# TASK PROMPT
Carry none of the pictures over; set down the material below exactly.

******

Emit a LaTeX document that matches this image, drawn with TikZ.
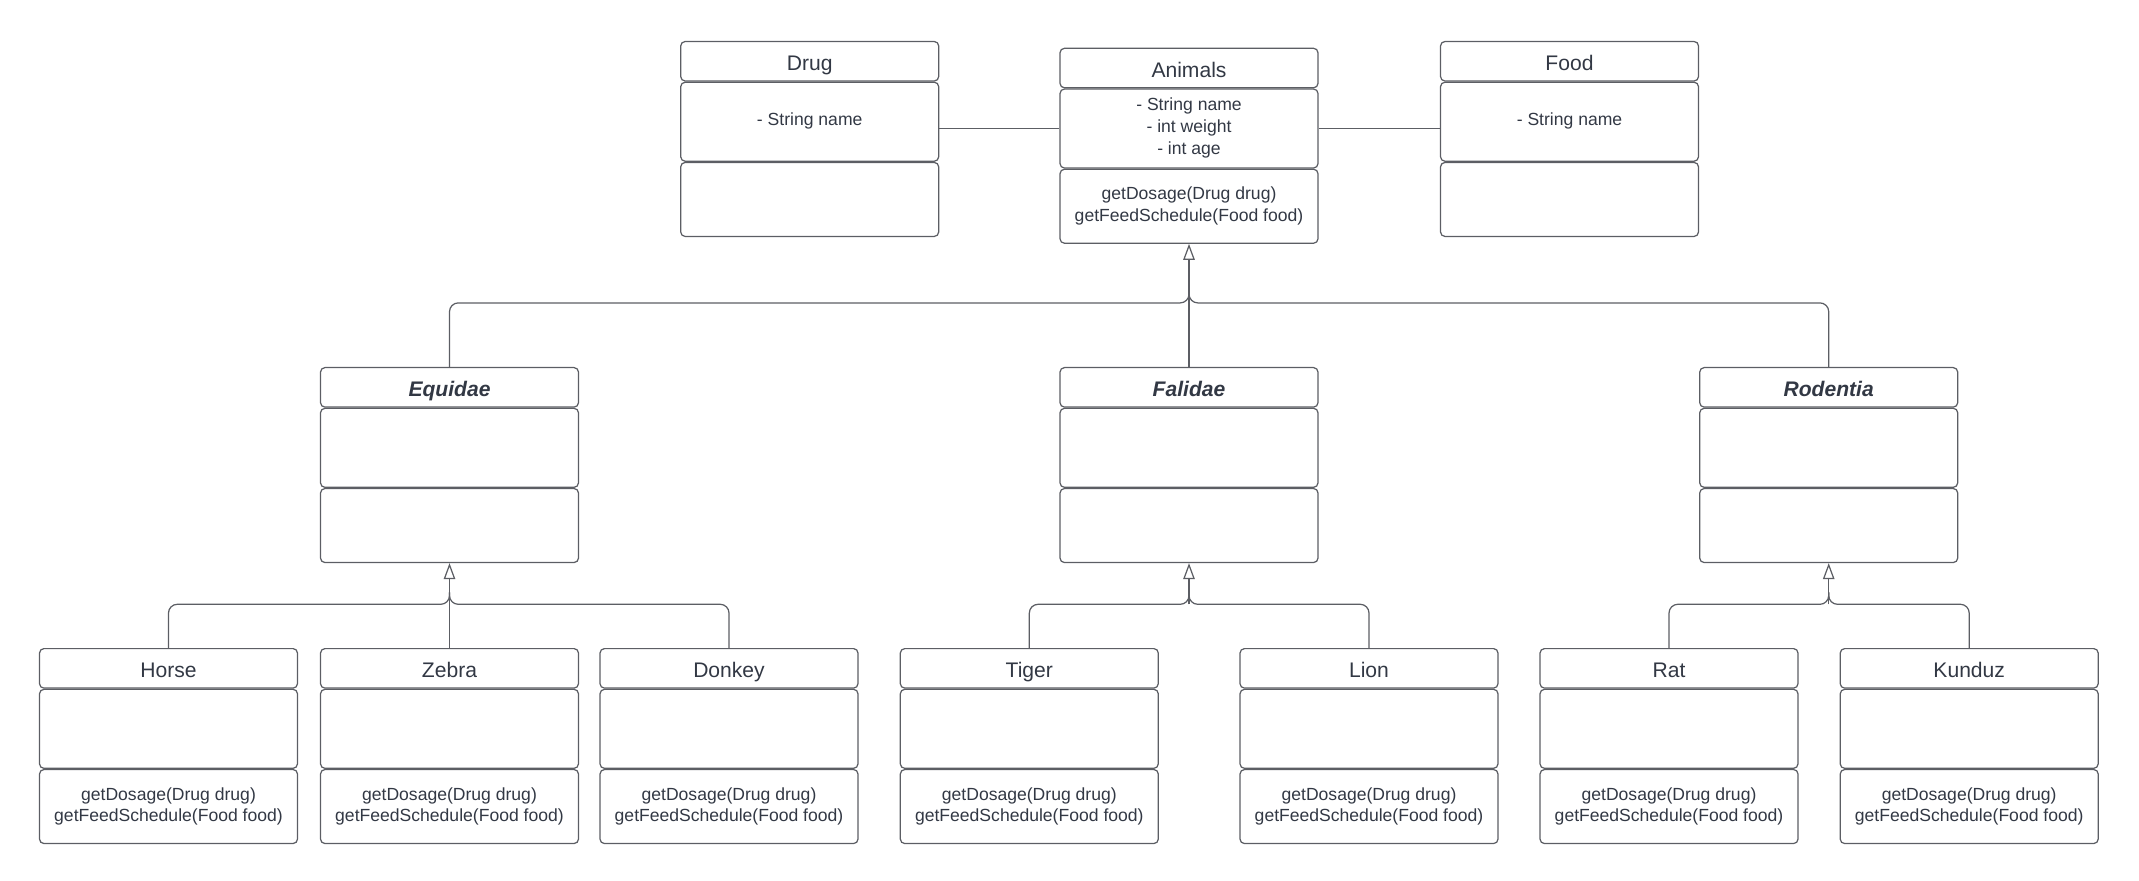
\documentclass[tikz,border=0pt]{standalone}
\usepackage{fontspec}
\setmainfont{Liberation Sans}
\usetikzlibrary{positioning,arrows.meta}
\definecolor{UMLLine}{RGB}{92,94,100}
\definecolor{UMLText}{RGB}{50,56,68}

\begin{document}
\begin{tikzpicture}[x=0.02cm,y=-0.02cm,
  part/.style={draw=UMLLine,line width=0.7pt,rounded corners=2.5pt,
    minimum width=5.16cm,inner sep=0pt,align=center,text=UMLText,
    font=\fontsize{10}{12.4}\selectfont},
  classtitle/.style={part,minimum height=0.79cm,text height=11pt,text depth=0.8pt,
    font=\fontsize{12}{14}\selectfont},
  abstracttitle/.style={classtitle,font=\fontsize{12}{14}\selectfont\bfseries\itshape},
  fields/.style={part,minimum height=1.58cm},
  methods/.style={part,minimum height=1.48cm},
  link/.style={draw=UMLLine,line width=0.7pt},
  branch/.style={link,rounded corners=5pt},
  inherits/.style={link,-{Triangle[open,length=0.32cm,width=0.23cm]}}]
  % Class box: header, attribute part and method part stacked below it.
  \newcommand{\umlclass}[6][classtitle]{%
    \node[#1,anchor=north] (#2) at #3 {#4};
    \node[fields,below=0pt of #2] (#2-f) {#5};
    \node[methods,below=0pt of #2-f] (#2-m) {#6};
  }
  \newcommand{\ops}{getDosage(Drug drug)\\getFeedSchedule(Food food)}
  \useasboundingbox (0,0) rectangle (2139,881);

  \umlclass{drug}{(809.7,40.9)}{Drug}{- String name\\[-9pt]}{}
  \umlclass{animals}{(1189,47.7)}{Animals}{- String name\\- int weight\\- int age\\[-10pt]}{\ops}
  \umlclass{food}{(1569.5,40.9)}{Food}{- String name\\[-9pt]}{}

  \umlclass[abstracttitle]{equidae}{(449.5,367)}{Equidae}{}{}
  \umlclass[abstracttitle]{falidae}{(1189,367)}{Falidae}{}{}
  \umlclass[abstracttitle]{rodentia}{(1828.7,367)}{Rodentia}{}{}

  \foreach \id/\x/\lab in {horse/168.5/Horse,zebra/449.5/Zebra,donkey/729/Donkey,
      tiger/1029.3/Tiger,lion/1369/Lion,rat/1669/Rat,kunduz/1969.2/Kunduz} {
    \umlclass{\id}{(\x,648)}{\lab}{}{\ops}
  }

  % associations
  \draw[link] (animals-f.west) -- (drug-f.east |- animals-f.west);
  \draw[link] (animals-f.east) -- (food-f.west |- animals-f.east);

  % generalisations
  \coordinate (topfork) at (1189,302.9);
  \coordinate (equifork) at (449.5,604.3);
  \coordinate (felifork) at (1189,604.3);
  \coordinate (rodfork) at (1828.7,604.3);
  \foreach \kid/\fork in {equidae/topfork,rodentia/topfork,horse/equifork,
      donkey/equifork,tiger/felifork,lion/felifork,rat/rodfork,kunduz/rodfork} {
    \draw[branch] (\kid.north) |- (\fork) -- ++(0,-12);
  }
  \draw[inherits] (falidae.north) -- (animals-m.south);
  \draw[inherits] (zebra.north) -- (equidae-m.south);
  \draw[inherits] (felifork) -- (falidae-m.south);
  \draw[inherits] (rodfork) -- (rodentia-m.south);
\end{tikzpicture}
\end{document}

******

# ANSWER TO THIS PROBLEM
Emit a LaTeX document that matches this image, drawn with TikZ.
\documentclass[tikz,border=0pt]{standalone}
\usepackage{fontspec}
\setmainfont{Liberation Sans}
\usetikzlibrary{positioning,arrows.meta}
\definecolor{UMLLine}{RGB}{92,94,100}
\definecolor{UMLText}{RGB}{50,56,68}

\begin{document}
\begin{tikzpicture}[x=0.02cm,y=-0.02cm,
  part/.style={draw=UMLLine,line width=0.7pt,rounded corners=2.5pt,
    minimum width=5.16cm,inner sep=0pt,align=center,text=UMLText,
    font=\fontsize{10}{12.4}\selectfont},
  classtitle/.style={part,minimum height=0.79cm,text height=11pt,text depth=0.8pt,
    font=\fontsize{12}{14}\selectfont},
  abstracttitle/.style={classtitle,font=\fontsize{12}{14}\selectfont\bfseries\itshape},
  fields/.style={part,minimum height=1.58cm},
  methods/.style={part,minimum height=1.48cm},
  link/.style={draw=UMLLine,line width=0.7pt},
  branch/.style={link,rounded corners=5pt},
  inherits/.style={link,-{Triangle[open,length=0.32cm,width=0.23cm]}}]
  % Class box: header, attribute part and method part stacked below it.
  \newcommand{\umlclass}[6][classtitle]{%
    \node[#1,anchor=north] (#2) at #3 {#4};
    \node[fields,below=0pt of #2] (#2-f) {#5};
    \node[methods,below=0pt of #2-f] (#2-m) {#6};
  }
  \newcommand{\ops}{getDosage(Drug drug)\\getFeedSchedule(Food food)}
  \useasboundingbox (0,0) rectangle (2139,881);

  \umlclass{drug}{(809.7,40.9)}{Drug}{- String name\\[-9pt]}{}
  \umlclass{animals}{(1189,47.7)}{Animals}{- String name\\- int weight\\- int age\\[-10pt]}{\ops}
  \umlclass{food}{(1569.5,40.9)}{Food}{- String name\\[-9pt]}{}

  \umlclass[abstracttitle]{equidae}{(449.5,367)}{Equidae}{}{}
  \umlclass[abstracttitle]{falidae}{(1189,367)}{Falidae}{}{}
  \umlclass[abstracttitle]{rodentia}{(1828.7,367)}{Rodentia}{}{}

  \foreach \id/\x/\lab in {horse/168.5/Horse,zebra/449.5/Zebra,donkey/729/Donkey,
      tiger/1029.3/Tiger,lion/1369/Lion,rat/1669/Rat,kunduz/1969.2/Kunduz} {
    \umlclass{\id}{(\x,648)}{\lab}{}{\ops}
  }

  % associations
  \draw[link] (animals-f.west) -- (drug-f.east |- animals-f.west);
  \draw[link] (animals-f.east) -- (food-f.west |- animals-f.east);

  % generalisations
  \coordinate (topfork) at (1189,302.9);
  \coordinate (equifork) at (449.5,604.3);
  \coordinate (felifork) at (1189,604.3);
  \coordinate (rodfork) at (1828.7,604.3);
  \foreach \kid/\fork in {equidae/topfork,rodentia/topfork,horse/equifork,
      donkey/equifork,tiger/felifork,lion/felifork,rat/rodfork,kunduz/rodfork} {
    \draw[branch] (\kid.north) |- (\fork) -- ++(0,-12);
  }
  \draw[inherits] (falidae.north) -- (animals-m.south);
  \draw[inherits] (zebra.north) -- (equidae-m.south);
  \draw[inherits] (felifork) -- (falidae-m.south);
  \draw[inherits] (rodfork) -- (rodentia-m.south);
\end{tikzpicture}
\end{document}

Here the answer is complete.